How much would you pay for a hotel room and a spot of pampering for one night?
A couple of thousand dollars? Oh, and that won't include dinner, which will probably cost you several hundred more - your generous tip not included, of course.
If your answer is yes, then clients like you are just what France is seeking, for it is on a campaign to propel its top hotels into the super-luxury bracket where the attention is as lavish as the bill is eye-watering.
Under a directive published by the Tourism Ministry, France is setting up a category of hotels called "palaces" whose offerings go way beyond the humdrum five-star hostelry with the coffee shop and the business centre and into the stellar beyond.
Hotels have until the end of the year to apply for the title - but then have a daunting series of obstacles to overcome before they get the award. "Le happy-few", as the French call a cosy elite, is unlikely ever to comprise more than 20 across the country, and could well be only a dozen.
Those bidding for a "palace" nomination have to meet an exacting range of preliminary standards. They must have been listed already as a five-star hotel for at least two years. Rooms have to guarantee at least 26sq m per person (32sq m for two).
There has to be a spa, a child-minding service, top-class food available through round-the-clock room service and multilingual personnel. Even the tiny details are enforced: all rooms must have a flat-screen TV, and the switchboard or reception has to answer a phone within five rings.
But that's only the first, bureaucratically tedious hurdle.
Applicants will next be scrutinised by a 10-member jury, headed by Dominique Fernandez, an author who is a member of the French Academy - the inner sanctum of French culture - to see whether their abode meets "subjective" criteria.
Is the hotel in a truly exceptional location? Are its food and wine extraordinary? Does its decor meet aesthetic standards? And does the building have that indefinable thing, a touch of the soul, the mystique of history?
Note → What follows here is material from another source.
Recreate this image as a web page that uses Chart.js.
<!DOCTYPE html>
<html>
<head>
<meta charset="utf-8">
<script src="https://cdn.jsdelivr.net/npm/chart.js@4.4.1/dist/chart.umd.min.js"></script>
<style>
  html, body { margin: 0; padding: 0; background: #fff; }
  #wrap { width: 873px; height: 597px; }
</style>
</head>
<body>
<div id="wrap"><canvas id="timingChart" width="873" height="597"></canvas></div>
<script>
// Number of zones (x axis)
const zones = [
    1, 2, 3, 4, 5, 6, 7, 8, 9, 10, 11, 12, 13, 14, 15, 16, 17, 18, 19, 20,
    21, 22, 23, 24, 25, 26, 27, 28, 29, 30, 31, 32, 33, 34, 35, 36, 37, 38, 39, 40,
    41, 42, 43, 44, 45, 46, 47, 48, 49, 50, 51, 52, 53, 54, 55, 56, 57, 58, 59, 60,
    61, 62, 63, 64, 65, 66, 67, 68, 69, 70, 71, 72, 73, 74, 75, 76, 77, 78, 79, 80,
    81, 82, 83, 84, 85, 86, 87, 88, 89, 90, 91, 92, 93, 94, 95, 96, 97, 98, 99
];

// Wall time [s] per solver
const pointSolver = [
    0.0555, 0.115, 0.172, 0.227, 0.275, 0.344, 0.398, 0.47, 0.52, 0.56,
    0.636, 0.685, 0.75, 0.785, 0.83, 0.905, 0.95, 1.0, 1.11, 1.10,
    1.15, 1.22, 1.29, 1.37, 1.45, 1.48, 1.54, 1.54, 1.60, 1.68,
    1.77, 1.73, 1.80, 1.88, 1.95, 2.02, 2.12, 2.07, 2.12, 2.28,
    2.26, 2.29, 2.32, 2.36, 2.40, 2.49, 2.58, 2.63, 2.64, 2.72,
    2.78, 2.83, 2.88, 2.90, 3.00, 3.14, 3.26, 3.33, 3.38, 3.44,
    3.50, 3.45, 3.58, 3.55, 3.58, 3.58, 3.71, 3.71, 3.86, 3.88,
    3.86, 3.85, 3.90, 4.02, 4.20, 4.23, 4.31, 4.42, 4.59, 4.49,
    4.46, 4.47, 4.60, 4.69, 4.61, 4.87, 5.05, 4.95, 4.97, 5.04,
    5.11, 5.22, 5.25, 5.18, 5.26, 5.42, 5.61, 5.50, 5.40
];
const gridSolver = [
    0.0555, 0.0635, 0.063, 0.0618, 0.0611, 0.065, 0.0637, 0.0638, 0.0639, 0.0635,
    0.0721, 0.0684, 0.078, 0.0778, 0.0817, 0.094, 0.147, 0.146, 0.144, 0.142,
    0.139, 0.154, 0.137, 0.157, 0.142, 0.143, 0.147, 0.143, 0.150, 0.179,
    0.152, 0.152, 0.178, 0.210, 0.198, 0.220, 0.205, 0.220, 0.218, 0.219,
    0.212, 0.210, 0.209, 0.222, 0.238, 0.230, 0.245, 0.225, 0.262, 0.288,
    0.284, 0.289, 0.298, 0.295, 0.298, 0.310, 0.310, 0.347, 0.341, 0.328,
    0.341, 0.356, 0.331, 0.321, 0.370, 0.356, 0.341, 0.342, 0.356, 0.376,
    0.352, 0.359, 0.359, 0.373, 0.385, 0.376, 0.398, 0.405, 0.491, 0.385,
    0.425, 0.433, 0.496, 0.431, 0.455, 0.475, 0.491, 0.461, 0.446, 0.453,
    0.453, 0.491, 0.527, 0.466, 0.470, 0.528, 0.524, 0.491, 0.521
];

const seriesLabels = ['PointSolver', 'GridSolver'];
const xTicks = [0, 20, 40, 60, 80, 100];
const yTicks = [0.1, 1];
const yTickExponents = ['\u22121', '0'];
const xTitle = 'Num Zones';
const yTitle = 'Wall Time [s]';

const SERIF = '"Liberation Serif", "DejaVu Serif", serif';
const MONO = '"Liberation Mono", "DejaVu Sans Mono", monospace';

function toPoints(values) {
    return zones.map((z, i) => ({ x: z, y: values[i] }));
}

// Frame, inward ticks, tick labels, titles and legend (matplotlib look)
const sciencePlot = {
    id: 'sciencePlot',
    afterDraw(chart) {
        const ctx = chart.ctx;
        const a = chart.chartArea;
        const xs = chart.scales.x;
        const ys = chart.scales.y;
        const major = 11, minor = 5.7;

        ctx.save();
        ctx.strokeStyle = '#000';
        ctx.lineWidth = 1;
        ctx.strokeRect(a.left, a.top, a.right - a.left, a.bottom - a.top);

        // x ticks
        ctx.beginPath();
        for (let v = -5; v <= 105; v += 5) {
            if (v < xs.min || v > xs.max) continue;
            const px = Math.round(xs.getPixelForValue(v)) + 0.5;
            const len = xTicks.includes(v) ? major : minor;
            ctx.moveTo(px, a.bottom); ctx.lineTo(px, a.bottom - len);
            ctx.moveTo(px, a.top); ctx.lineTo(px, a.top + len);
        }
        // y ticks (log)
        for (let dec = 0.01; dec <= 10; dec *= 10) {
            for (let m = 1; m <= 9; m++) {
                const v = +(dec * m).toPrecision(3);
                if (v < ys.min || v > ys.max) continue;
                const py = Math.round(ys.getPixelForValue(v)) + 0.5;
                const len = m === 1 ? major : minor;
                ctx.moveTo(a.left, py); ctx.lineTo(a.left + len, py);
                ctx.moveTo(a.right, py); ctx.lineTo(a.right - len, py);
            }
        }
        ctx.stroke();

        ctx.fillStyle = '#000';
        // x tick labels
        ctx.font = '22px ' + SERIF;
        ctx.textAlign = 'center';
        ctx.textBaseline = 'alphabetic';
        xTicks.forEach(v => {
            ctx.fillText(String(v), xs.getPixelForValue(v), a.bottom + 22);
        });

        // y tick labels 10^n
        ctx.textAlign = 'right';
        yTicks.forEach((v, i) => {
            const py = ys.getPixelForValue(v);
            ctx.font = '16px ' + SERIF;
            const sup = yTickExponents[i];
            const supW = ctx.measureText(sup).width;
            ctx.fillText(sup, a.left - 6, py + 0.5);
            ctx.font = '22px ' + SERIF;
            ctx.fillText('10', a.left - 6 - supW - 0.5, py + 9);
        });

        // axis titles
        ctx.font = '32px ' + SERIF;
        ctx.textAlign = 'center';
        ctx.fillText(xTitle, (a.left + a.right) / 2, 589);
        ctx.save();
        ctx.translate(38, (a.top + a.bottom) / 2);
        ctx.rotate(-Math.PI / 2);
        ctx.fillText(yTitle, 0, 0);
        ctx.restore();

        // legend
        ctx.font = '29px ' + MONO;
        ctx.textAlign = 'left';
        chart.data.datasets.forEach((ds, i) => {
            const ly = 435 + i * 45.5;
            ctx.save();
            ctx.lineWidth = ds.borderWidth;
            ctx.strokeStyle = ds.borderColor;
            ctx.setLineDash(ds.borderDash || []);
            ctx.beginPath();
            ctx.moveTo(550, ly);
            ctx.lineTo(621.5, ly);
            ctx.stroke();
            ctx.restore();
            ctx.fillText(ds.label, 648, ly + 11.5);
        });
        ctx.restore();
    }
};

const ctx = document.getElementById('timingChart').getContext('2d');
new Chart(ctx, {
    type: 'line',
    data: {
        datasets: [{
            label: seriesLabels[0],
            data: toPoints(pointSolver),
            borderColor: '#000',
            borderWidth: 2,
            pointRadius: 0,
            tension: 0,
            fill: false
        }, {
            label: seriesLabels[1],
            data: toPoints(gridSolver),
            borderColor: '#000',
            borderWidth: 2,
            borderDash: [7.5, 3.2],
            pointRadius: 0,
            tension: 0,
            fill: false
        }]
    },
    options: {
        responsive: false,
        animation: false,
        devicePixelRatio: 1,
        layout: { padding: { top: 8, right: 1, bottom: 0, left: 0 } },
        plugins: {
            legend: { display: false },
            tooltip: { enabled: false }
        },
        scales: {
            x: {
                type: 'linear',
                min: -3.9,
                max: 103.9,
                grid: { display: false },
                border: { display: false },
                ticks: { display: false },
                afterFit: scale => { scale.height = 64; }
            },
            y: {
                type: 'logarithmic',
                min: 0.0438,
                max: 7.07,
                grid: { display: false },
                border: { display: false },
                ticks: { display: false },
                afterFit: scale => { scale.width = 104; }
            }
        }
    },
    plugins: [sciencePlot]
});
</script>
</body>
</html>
At present, half a dozen hotels in Paris can claim a place in the top tier, and their names are intertwined with the city's history of glamour, revolution, art and eccentricity.
They include the Crillon, just bought by Saudi investors for around €250 million ($443 million) and whose 147 rooms and suites are to be renovated at a cost rumoured to be up to €400,000 apiece.
Located on the Place de la Concorde, the Crillon is where Marie-Antoinette went for her piano lessons - it later served as an excellent spot from which to view her beheading - and where Charlie Chaplin, Churchill, Roosevelt and Emperor Hirohito liked to spend their Paris nights.
Around the corner is the Ritz, on the Place Vendome, from where Princess Diana and her lover Dodi Fayed took their fateful ride.
Fouquet's, on the Champs-Elysees, is the watering hole of movie stars and politicians. It is where President Nicolas Sarkozy notoriously feted his election victory among business chums in May 2007.
The Hotel Meurice, meanwhile, was the favourite stopping place for Salvador Dali. When the frenzy of painting grabbed him, the surrealist artist would have goats and even a horse brought up to his room for inspiration.
To this select group four more "palace" potentials can be added over the next two years. They include investments, each in the hundreds of millions of euros, by Asia's Shangri-La, Peninsula and Mandarin Oriental.
Top designers such as Philippe Starck are being lured for interior decoration, and the best Michelin-starred chefs, such as Thierry Marx, a guru of so-called molecular cooking, are being offered massive salaries.
The Singapore-owned Royal Monceau Raffles, which opened its doors on October 18 after a €100 million makeover, boasts its own in-house cinema and "art concierge" who will guide you around the museums. Accommodation includes 400sq m suites at €10,000 a night, which is a snap compared to the Ritz's €13,650 lodgings.
The look and the food of these newcomers will have an Asian allure to it, in line with the big source of new money in the world these days.
Atout France, which promotes French tourism, came up with the "palace" idea two years ago in the hope of making France stand out from its rivals.
Beneath the jaw-dropping anecdotes of luxury is the hard-nosed commercial question: can a market of 1150 rooms today sustain a 60 per cent increase in supply over the next two years?
"In this sector, it's the supply which creates the demand," says Georges Panayotis, head of top-end hotel consultancy MKG Group, who argues that the rich flock to where they can be pampered.
"There's enough space for everyone," is the suave assurance of Christopher Norton, manager of the hotel George V.